None of these models is perfect. Rapid industrialization in China has led to massive pollution issues and Singapore struggles with an over-reliance on foreign labor and income inequality. Both countries have serious democratic and human rights challenges. In Sweden and Norway, consistent problems with anti-migrant sentiment sow discord and threaten policy successes. Americans should be looking beyond the surface of these policies. We don’t need to copy the designs verbatim, but rather figure out what principles we want to borrow form the foundation of our own policy agenda. 

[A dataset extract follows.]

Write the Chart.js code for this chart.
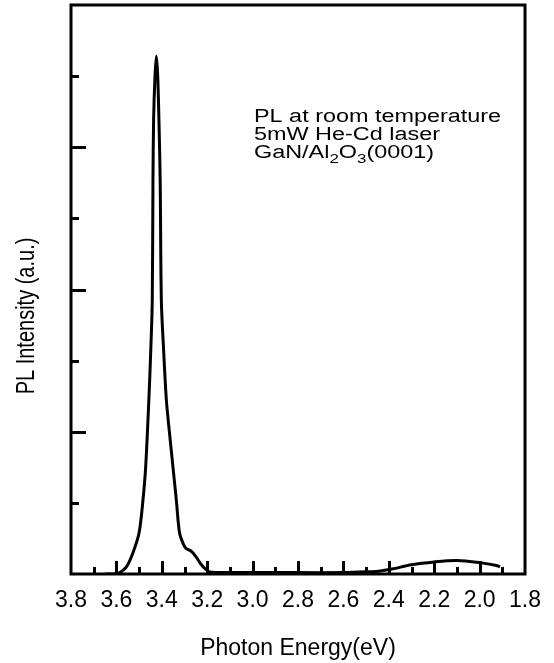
<!DOCTYPE html>
<html>
<head>
<meta charset="utf-8">
<script src="https://cdn.jsdelivr.net/npm/chart.js@4.4.1/dist/chart.umd.min.js"></script>
<style>
  html, body { margin: 0; padding: 0; background: #fff; }
  #wrap { width: 554px; height: 663px; }
</style>
</head>
<body>
<div id="wrap"><canvas id="plChart" width="554" height="663"></canvas></div>
<script>
// PL spectrum (photon energy in eV, intensity in a.u.)
const energy = [
  3.65, 3.60, 3.585, 3.556, 3.527, 3.500, 3.483, 3.471, 3.457, 3.448,
  3.442, 3.439, 3.436, 3.430, 3.424, 3.418, 3.412, 3.407, 3.402, 3.392,
  3.380, 3.366, 3.351, 3.336, 3.322, 3.305, 3.293, 3.270, 3.249, 3.228,
  3.205, 3.190, 3.10, 3.00, 2.80, 2.60, 2.50, 2.445, 2.386, 2.30,
  2.20, 2.10, 2.00, 1.926, 1.91
];
const intensity = [
  0.00, 0.00, 0.02, 0.10, 0.30, 0.58, 1.04, 1.51, 2.45, 3.20,
  3.85, 5.50, 6.40, 7.00, 7.28, 7.00, 6.30, 5.50, 3.85, 3.15,
  2.45, 1.98, 1.51, 1.04, 0.58, 0.42, 0.36, 0.32, 0.24, 0.14,
  0.06, 0.03, 0.02, 0.02, 0.02, 0.02, 0.03, 0.04, 0.07, 0.13,
  0.17, 0.19, 0.16, 0.12, 0.10
];

// axis ranges and tick positions
const xMin = 1.8, xMax = 3.8, xLabelStep = 0.2;
const xTicks = [3.7, 3.6, 3.5, 3.4, 3.3, 3.2, 3.1, 3.0, 2.9, 2.8, 2.7, 2.6, 2.5, 2.4, 2.3, 2.2, 2.1, 2.0, 1.9];
const yMin = 0, yMax = 8;
const yTicks = [1, 2, 3, 4, 5, 6, 7];

const xTitle = 'Photon Energy(eV)';
const yTitle = 'PL Intensity (a.u.)';
const noteLines = ['PL at room temperature', '5mW He-Cd laser'];

const FONT = '"Liberation Sans", Arial, sans-serif';

// frame, inward ticks and the text notes
const framePlugin = {
  id: 'framePlugin',
  afterDraw(chart) {
    const ctx = chart.ctx;
    const a = chart.chartArea;
    const xs = chart.scales.x, ys = chart.scales.y;
    ctx.save();
    ctx.strokeStyle = '#000';
    ctx.lineWidth = 3;
    ctx.strokeRect(a.left, a.top, a.right - a.left, a.bottom - a.top);

    xTicks.forEach(v => {
      const px = Math.round(xs.getPixelForValue(v)) + 0.5;
      const major = Math.round(v * 10) % 2 === 0;
      ctx.beginPath();
      ctx.moveTo(px, a.bottom);
      ctx.lineTo(px, a.bottom - (major ? 13 : 7));
      ctx.stroke();
    });
    yTicks.forEach(v => {
      const py = Math.round(ys.getPixelForValue(v)) + 0.5;
      const major = v % 2 === 0;
      ctx.beginPath();
      ctx.moveTo(a.left, py);
      ctx.lineTo(a.left + (major ? 15 : 8), py);
      ctx.stroke();
    });

    // y axis title, rotated
    ctx.fillStyle = '#000';
    ctx.font = '20px ' + FONT;
    ctx.textAlign = 'center';
    ctx.textBaseline = 'middle';
    ctx.save();
    ctx.translate(27, 316);
    ctx.scale(1.3, 1);
    ctx.rotate(-Math.PI / 2);
    ctx.fillText(yTitle, 0, 0);
    ctx.restore();

    // notes, stretched sideways like the scanned figure
    ctx.textAlign = 'left';
    ctx.textBaseline = 'alphabetic';
    ctx.save();
    ctx.translate(254, 0);
    ctx.scale(1.3, 1);
    ctx.font = '18px ' + FONT;
    ctx.fillText(noteLines[0], 0, 122);
    ctx.fillText(noteLines[1], 0, 140);
    let x = 0;
    const parts = [['GaN/Al', 0], ['2', 1], ['O', 0], ['3', 1], ['(0001)', 0]];
    parts.forEach(([t, sub]) => {
      ctx.font = (sub ? '13px ' : '18px ') + FONT;
      ctx.fillText(t, x, sub ? 163 : 158);
      x += ctx.measureText(t).width;
    });
    ctx.restore();
    ctx.restore();
  }
};

const points = energy.map((e, i) => ({ x: e, y: intensity[i] }));

new Chart(document.getElementById('plChart'), {
  type: 'line',
  data: {
    datasets: [{
      data: points,
      borderColor: '#000',
      borderWidth: 3,
      pointRadius: 0,
      tension: 0.3,
      fill: false
    }]
  },
  options: {
    responsive: false,
    animation: false,
    devicePixelRatio: 1,
    layout: { padding: { top: 5, right: 27, left: 0, bottom: 0 } },
    plugins: { legend: { display: false }, tooltip: { enabled: false } },
    scales: {
      x: {
        type: 'linear',
        reverse: true,
        min: xMin,
        max: xMax,
        border: { display: false },
        grid: { display: false, drawTicks: false },
        ticks: {
          stepSize: xLabelStep,
          padding: 13,
          color: '#000',
          font: { family: FONT, size: 23 },
          maxRotation: 0,
          autoSkip: false,
          callback: v => Number(v).toFixed(1)
        },
        title: {
          display: true,
          text: xTitle,
          color: '#000',
          font: { family: FONT, size: 23 },
          padding: { top: 0, bottom: 1 }
        },
        afterFit: s => { s.height = 89; }
      },
      y: {
        min: yMin,
        max: yMax,
        border: { display: false },
        grid: { display: false, drawTicks: false },
        ticks: { display: false },
        afterFit: s => { s.width = 71; }
      }
    }
  },
  plugins: [framePlugin]
});
</script>
</body>
</html>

What those principles should be is an open question, but not an impossible one. Americans value social goods, and they trust their government when they see the impact of their investments, but they also want choice. How do we identify those principles, translate them into real policy designs, and then implement them sustainably? How do we scale up existing trust and rebuild trust that’s broken? How can we create an administrative state that actually delivers on its promises to constituents?

 Building a more positive policy vision

There’s no silver bullet, making the revolving door of movements like Abundance even more frustrating. Those wrappings without substance, promising catch-all solutions, take up oxygen that could be better spent taking a step back, trying to figure out what kind of country we want to live in, and learning from those who are making it happen. 

The good news is that there is quite a bit of agreement among the public when it comes to that vision. Like many other communities around the world, we want our lives to be better. We want safe and healthy communities, a stable financial system, freedom of choice, and systems that deliver on the promises they make. Other countries have succeeded in achieving some of those outcomes. It’s worth looking around to see what we could learn.